In resolving the dispute, the court adopted plaintiff’s argument that because the contract involved the sale of goods resolution should be governed by the Uniform Commercial Code, and looked by analogy to UCC § 3-404, which provides in part:

(a) If an impostor . . . induces the issuer of an instrument to issue the instrument to the impostor, . . . by impersonating the payee of the instrument or a person authorized to act for the payee, an endorsement of the instrument by any person in the name of the payee is effective as the endorsement of the payee in favor of a person who, in good faith, pays the instrument or takes it for value or for collection.

. . . .

(d). With respect to an instrument to which subsection (a) . . . applies, if a person paying the instrument or taking it for value or for collection fails to exercise ordinary care in paying or taking the instrument and that failure substantially contributes to loss resulting from payment of the instrument, the person bearing the loss may recover from the person failing to exercise ordinary care to the extent the failure to exercise ordinary care contributed to the loss.

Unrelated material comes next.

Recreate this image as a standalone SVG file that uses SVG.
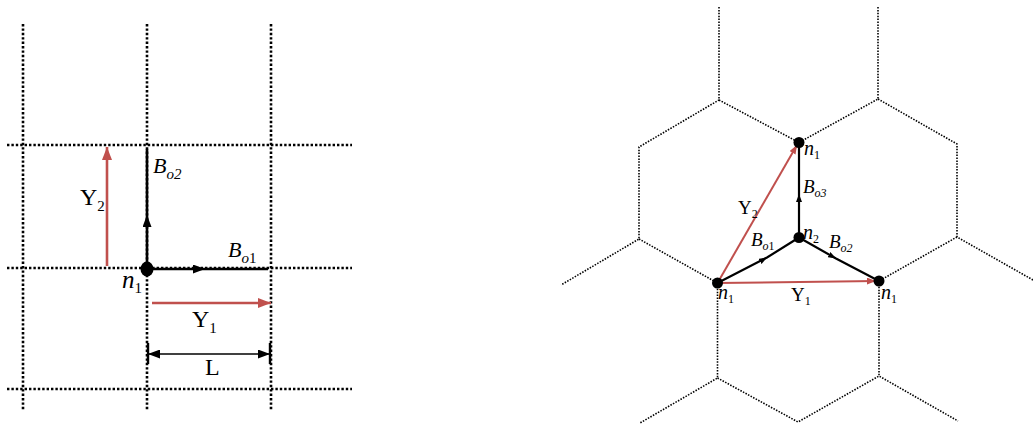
<svg xmlns="http://www.w3.org/2000/svg" width="1033" height="425" viewBox="0 0 1033 425">
<style>
.grid{stroke:#000;stroke-width:2.6;stroke-dasharray:2.4 2;fill:none}
.hex{stroke:#000;stroke-width:1.6;stroke-dasharray:1.5 1.4;fill:none}
.bond{stroke:#000;stroke-width:2.6;fill:none}
.bondR{stroke:#000;stroke-width:2.2;fill:none}
.red{stroke:#c0504d;stroke-width:2.6;fill:none}
.redR{stroke:#c0504d;stroke-width:2;fill:none}
.dim{stroke:#000;stroke-width:1.6;fill:none}
.tick{stroke:#000;stroke-width:2.4}
text{font-family:"Liberation Serif","Times New Roman",serif;fill:#000}
.it{font-style:italic}
.up{font-style:normal}
</style>
<defs>
<marker id="midL" markerUnits="userSpaceOnUse" markerWidth="12" markerHeight="9" refX="12" refY="4.5" orient="auto"><path d="M0,0 L12,4.5 L0,9 z" fill="#000"/></marker>
<marker id="midR" markerUnits="userSpaceOnUse" markerWidth="8" markerHeight="6" refX="8" refY="3" orient="auto"><path d="M0,0 L8,3 L0,6 z" fill="#000"/></marker>
<marker id="redL" markerUnits="userSpaceOnUse" markerWidth="13" markerHeight="10" refX="13" refY="5" orient="auto"><path d="M0,0 L13,5 L0,10 z" fill="#c0504d"/></marker>
<marker id="redR" markerUnits="userSpaceOnUse" markerWidth="9" markerHeight="7" refX="9" refY="3.5" orient="auto"><path d="M0,0 L9,3.5 L0,7 z" fill="#c0504d"/></marker>
<marker id="dimA" markerUnits="userSpaceOnUse" markerWidth="12" markerHeight="9" refX="12" refY="4.5" orient="auto-start-reverse"><path d="M0,0 L12,4.5 L0,9 z" fill="#000"/></marker>
</defs>

<!-- left square lattice -->
<g id="square-grid">
<line class="grid" x1="23" y1="24" x2="23" y2="410"/>
<line class="grid" x1="147" y1="24" x2="147" y2="410"/>
<line class="grid" x1="271" y1="24" x2="271" y2="410"/>
<line class="grid" x1="7" y1="145" x2="352" y2="145"/>
<line class="grid" x1="7" y1="268" x2="352" y2="268"/>
<line class="grid" x1="7" y1="389" x2="352" y2="389"/>
</g>

<!-- right honeycomb lattice -->
<g id="hex-grid">
<path class="hex" d="M719,7 L719,100 L639,147 L639,239 L561,285"/>
<path class="hex" d="M719,100 L799,142.5"/>
<path class="hex" d="M878,7 L878,99 L799,142.5"/>
<path class="hex" d="M878,99 L957,144 L957,237 L1033,280"/>
<path class="hex" d="M639,239 L717.5,283"/>
<path class="hex" d="M957,237 L879,281"/>
<path class="hex" d="M717.5,283 L717.5,378 L640,423"/>
<path class="hex" d="M717.5,378 L798,422 L879,376 L958,421"/>
<path class="hex" d="M879,281 L879,376"/>
</g>

<g id="connectors">
<!-- left -->
<path class="bond" d="M147,269 L147,215 L147,149" marker-mid="url(#midL)"/>
<path class="bond" d="M147,269 L205,269 L268,269" marker-mid="url(#midL)"/>
<line class="red" x1="107" y1="266" x2="107" y2="147" marker-end="url(#redL)"/>
<line class="red" x1="152" y1="303" x2="271" y2="303" marker-end="url(#redL)"/>
<line class="dim" x1="148" y1="354" x2="270" y2="354" marker-start="url(#dimA)" marker-end="url(#dimA)"/>
<line class="tick" x1="148" y1="343" x2="148" y2="364"/>
<line class="tick" x1="270" y1="343" x2="270" y2="364"/>
<!-- right -->
<path class="bondR" d="M799,237.5 L799,194 L799,142.5" marker-mid="url(#midR)"/>
<path class="bondR" d="M717.5,283 L767,257.5 L799,237.5" marker-mid="url(#midR)"/>
<path class="bondR" d="M799,237.5 L836,258.5 L879,281" marker-mid="url(#midR)"/>
<line class="redR" x1="717.5" y1="283" x2="797" y2="145" marker-end="url(#redR)"/>
<line class="redR" x1="717.5" y1="283" x2="876" y2="281" marker-end="url(#redR)"/>
</g>

<!-- left nodes and labels -->
<g id="node-n1-left">
<ellipse cx="147" cy="269" rx="6.5" ry="7.5" fill="#000"/>
<text x="122" y="288" class="it" font-size="25">n<tspan class="up" font-size="15" dy="5">1</tspan></text>
</g>
<g id="label-Bo2-left"><text x="153" y="173" class="it" font-size="22">B<tspan font-size="15" dy="6">o2</tspan></text></g>
<g id="label-Bo1-left"><text x="228" y="257" class="it" font-size="22">B<tspan font-size="15" dy="6">o</tspan><tspan class="up" font-size="15">1</tspan></text></g>
<g id="label-Y2-left"><text x="80" y="205" font-size="24">Y<tspan font-size="15" dy="6">2</tspan></text></g>
<g id="label-Y1-left"><text x="192" y="327" font-size="24">Y<tspan font-size="15" dy="6">1</tspan></text></g>
<g id="label-L"><text x="205" y="375" font-size="24">L</text></g>

<!-- right nodes and labels -->
<g id="node-n1-top">
<circle cx="799" cy="142.5" r="5.5" fill="#000"/>
<text x="804" y="155" class="it" font-size="20">n<tspan class="up" font-size="12" dy="4">1</tspan></text>
</g>
<g id="node-n2">
<circle cx="799" cy="237.5" r="5.5" fill="#000"/>
<text x="803" y="239" class="it" font-size="20">n<tspan class="up" font-size="12" dy="4">2</tspan></text>
</g>
<g id="node-n1-bl">
<circle cx="717.5" cy="283" r="5.5" fill="#000"/>
<text x="718" y="299" class="it" font-size="20">n<tspan class="up" font-size="12" dy="4">1</tspan></text>
</g>
<g id="node-n1-br">
<circle cx="879" cy="281" r="5.5" fill="#000"/>
<text x="881" y="299" class="it" font-size="20">n<tspan class="up" font-size="12" dy="4">1</tspan></text>
</g>
<g id="label-Bo3"><text x="803" y="193" class="it" font-size="19">B<tspan font-size="12" dy="4">o3</tspan></text></g>
<g id="label-Bo1-right"><text x="751" y="246" class="it" font-size="19">B<tspan font-size="12" dy="4">o</tspan><tspan class="up" font-size="12">1</tspan></text></g>
<g id="label-Bo2-right"><text x="829" y="248" class="it" font-size="19">B<tspan font-size="12" dy="4">o2</tspan></text></g>
<g id="label-Y2-right"><text x="738" y="214" font-size="19">Y<tspan font-size="12" dy="4">2</tspan></text></g>
<g id="label-Y1-right"><text x="791" y="301" font-size="19">Y<tspan font-size="12" dy="4">1</tspan></text></g>
</svg>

UCC § 3-404 (emphasis added).

While UCC Articles 3 and 4 governing negotiable instruments provide a comparative negligence loss-allocation regime, UCC Article 4A governing electronic funds transfers does not, but rather a strict liability regime. See, e.g., Peter E. Shapiro, P.A. v. Wells Fargo Bank, N.A., 795 Fed. Appx. 741, 744, n.4 (11th Cir. 2019) (quoting UCC § 4A-207, cmt. 2 and contrasting the Articles 3 and 4 approach, citing Salvatore Scanio & Robert W. Ludwig, Contracting Out of the Uniform Commercial Code: Reducing Bank Liability by Shortening the One-Year Notice Period for Reporting Check Fraud, 33:11 Banking & Fin. Servs. Policy Report 15, 17 n.8 (Nov. 2014)). UCC Article 4A was inapplicable because it applies to the parties to funds transfers; the email hacked business which did not receive the funds was never a party to a funds transfer.

The Jetcrete court concluded: “The hack of [the seller’s] email account created the scenario for the loss. But [plaintiff] was in the best position to prevent the loss by taking the reasonable precaution of verifying the wiring instructions by phone. Thus, even under an analysis based on [UCC § 3-404, plaintiff] should suffer the loss.” Jetcrete, at *12.

Even though the UCC did not apply directly to this cybertheft dispute, the court’s application of its loss allocation principles demonstrates the UCC’s continued importance in resolving commercial payment disputes involving fraud.